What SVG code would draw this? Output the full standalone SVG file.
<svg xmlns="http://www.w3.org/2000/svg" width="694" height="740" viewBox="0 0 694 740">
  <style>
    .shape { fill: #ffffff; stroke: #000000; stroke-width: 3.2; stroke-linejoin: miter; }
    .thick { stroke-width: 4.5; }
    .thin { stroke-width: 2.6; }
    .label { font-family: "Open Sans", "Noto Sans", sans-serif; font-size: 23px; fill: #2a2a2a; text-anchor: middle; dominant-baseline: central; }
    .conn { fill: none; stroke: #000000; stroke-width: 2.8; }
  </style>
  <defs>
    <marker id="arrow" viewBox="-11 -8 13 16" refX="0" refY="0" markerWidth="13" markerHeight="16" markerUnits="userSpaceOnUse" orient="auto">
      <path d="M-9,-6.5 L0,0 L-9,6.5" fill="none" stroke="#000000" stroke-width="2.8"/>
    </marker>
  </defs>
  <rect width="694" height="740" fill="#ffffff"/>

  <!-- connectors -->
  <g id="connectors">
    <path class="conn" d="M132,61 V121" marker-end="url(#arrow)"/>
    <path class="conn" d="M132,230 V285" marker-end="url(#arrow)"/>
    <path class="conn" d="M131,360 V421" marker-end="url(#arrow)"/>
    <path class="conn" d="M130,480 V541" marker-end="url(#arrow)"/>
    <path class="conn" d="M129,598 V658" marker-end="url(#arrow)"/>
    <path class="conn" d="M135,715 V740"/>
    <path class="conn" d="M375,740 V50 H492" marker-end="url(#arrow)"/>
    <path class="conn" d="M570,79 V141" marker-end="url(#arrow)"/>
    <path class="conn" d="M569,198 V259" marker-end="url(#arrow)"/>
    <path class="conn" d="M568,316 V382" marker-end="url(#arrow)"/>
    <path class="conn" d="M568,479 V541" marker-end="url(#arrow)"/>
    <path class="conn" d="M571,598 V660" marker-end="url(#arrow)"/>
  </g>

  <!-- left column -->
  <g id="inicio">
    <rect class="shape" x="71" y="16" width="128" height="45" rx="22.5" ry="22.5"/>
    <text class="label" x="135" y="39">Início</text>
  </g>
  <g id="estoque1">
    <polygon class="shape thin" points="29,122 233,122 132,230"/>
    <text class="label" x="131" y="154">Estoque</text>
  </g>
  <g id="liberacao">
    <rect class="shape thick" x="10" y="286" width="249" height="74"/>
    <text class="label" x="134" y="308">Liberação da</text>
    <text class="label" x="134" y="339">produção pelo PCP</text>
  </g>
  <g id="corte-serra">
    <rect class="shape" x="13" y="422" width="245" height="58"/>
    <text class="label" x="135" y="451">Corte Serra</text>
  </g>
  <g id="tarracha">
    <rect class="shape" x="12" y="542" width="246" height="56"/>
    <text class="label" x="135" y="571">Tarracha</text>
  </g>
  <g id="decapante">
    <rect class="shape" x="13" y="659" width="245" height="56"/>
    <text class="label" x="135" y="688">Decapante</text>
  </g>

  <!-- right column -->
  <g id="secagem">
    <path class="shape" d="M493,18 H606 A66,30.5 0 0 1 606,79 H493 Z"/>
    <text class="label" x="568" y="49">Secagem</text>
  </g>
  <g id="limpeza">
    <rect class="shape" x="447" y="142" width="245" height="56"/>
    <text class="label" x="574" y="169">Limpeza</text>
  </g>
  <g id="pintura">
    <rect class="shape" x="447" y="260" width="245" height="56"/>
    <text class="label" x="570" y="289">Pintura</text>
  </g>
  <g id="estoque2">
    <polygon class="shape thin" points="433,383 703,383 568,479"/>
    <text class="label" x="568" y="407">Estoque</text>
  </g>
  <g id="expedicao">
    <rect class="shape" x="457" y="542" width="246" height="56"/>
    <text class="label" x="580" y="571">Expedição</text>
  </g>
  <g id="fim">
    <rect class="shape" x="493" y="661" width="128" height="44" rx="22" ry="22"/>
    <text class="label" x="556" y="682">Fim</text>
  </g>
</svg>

_Stated goal_
Quote each line of the listing above exactly.

_Task answer_
What SVG code would draw this? Output the full standalone SVG file.
<svg xmlns="http://www.w3.org/2000/svg" width="694" height="740" viewBox="0 0 694 740">
  <style>
    .shape { fill: #ffffff; stroke: #000000; stroke-width: 3.2; stroke-linejoin: miter; }
    .thick { stroke-width: 4.5; }
    .thin { stroke-width: 2.6; }
    .label { font-family: "Open Sans", "Noto Sans", sans-serif; font-size: 23px; fill: #2a2a2a; text-anchor: middle; dominant-baseline: central; }
    .conn { fill: none; stroke: #000000; stroke-width: 2.8; }
  </style>
  <defs>
    <marker id="arrow" viewBox="-11 -8 13 16" refX="0" refY="0" markerWidth="13" markerHeight="16" markerUnits="userSpaceOnUse" orient="auto">
      <path d="M-9,-6.5 L0,0 L-9,6.5" fill="none" stroke="#000000" stroke-width="2.8"/>
    </marker>
  </defs>
  <rect width="694" height="740" fill="#ffffff"/>

  <!-- connectors -->
  <g id="connectors">
    <path class="conn" d="M132,61 V121" marker-end="url(#arrow)"/>
    <path class="conn" d="M132,230 V285" marker-end="url(#arrow)"/>
    <path class="conn" d="M131,360 V421" marker-end="url(#arrow)"/>
    <path class="conn" d="M130,480 V541" marker-end="url(#arrow)"/>
    <path class="conn" d="M129,598 V658" marker-end="url(#arrow)"/>
    <path class="conn" d="M135,715 V740"/>
    <path class="conn" d="M375,740 V50 H492" marker-end="url(#arrow)"/>
    <path class="conn" d="M570,79 V141" marker-end="url(#arrow)"/>
    <path class="conn" d="M569,198 V259" marker-end="url(#arrow)"/>
    <path class="conn" d="M568,316 V382" marker-end="url(#arrow)"/>
    <path class="conn" d="M568,479 V541" marker-end="url(#arrow)"/>
    <path class="conn" d="M571,598 V660" marker-end="url(#arrow)"/>
  </g>

  <!-- left column -->
  <g id="inicio">
    <rect class="shape" x="71" y="16" width="128" height="45" rx="22.5" ry="22.5"/>
    <text class="label" x="135" y="39">Início</text>
  </g>
  <g id="estoque1">
    <polygon class="shape thin" points="29,122 233,122 132,230"/>
    <text class="label" x="131" y="154">Estoque</text>
  </g>
  <g id="liberacao">
    <rect class="shape thick" x="10" y="286" width="249" height="74"/>
    <text class="label" x="134" y="308">Liberação da</text>
    <text class="label" x="134" y="339">produção pelo PCP</text>
  </g>
  <g id="corte-serra">
    <rect class="shape" x="13" y="422" width="245" height="58"/>
    <text class="label" x="135" y="451">Corte Serra</text>
  </g>
  <g id="tarracha">
    <rect class="shape" x="12" y="542" width="246" height="56"/>
    <text class="label" x="135" y="571">Tarracha</text>
  </g>
  <g id="decapante">
    <rect class="shape" x="13" y="659" width="245" height="56"/>
    <text class="label" x="135" y="688">Decapante</text>
  </g>

  <!-- right column -->
  <g id="secagem">
    <path class="shape" d="M493,18 H606 A66,30.5 0 0 1 606,79 H493 Z"/>
    <text class="label" x="568" y="49">Secagem</text>
  </g>
  <g id="limpeza">
    <rect class="shape" x="447" y="142" width="245" height="56"/>
    <text class="label" x="574" y="169">Limpeza</text>
  </g>
  <g id="pintura">
    <rect class="shape" x="447" y="260" width="245" height="56"/>
    <text class="label" x="570" y="289">Pintura</text>
  </g>
  <g id="estoque2">
    <polygon class="shape thin" points="433,383 703,383 568,479"/>
    <text class="label" x="568" y="407">Estoque</text>
  </g>
  <g id="expedicao">
    <rect class="shape" x="457" y="542" width="246" height="56"/>
    <text class="label" x="580" y="571">Expedição</text>
  </g>
  <g id="fim">
    <rect class="shape" x="493" y="661" width="128" height="44" rx="22" ry="22"/>
    <text class="label" x="556" y="682">Fim</text>
  </g>
</svg>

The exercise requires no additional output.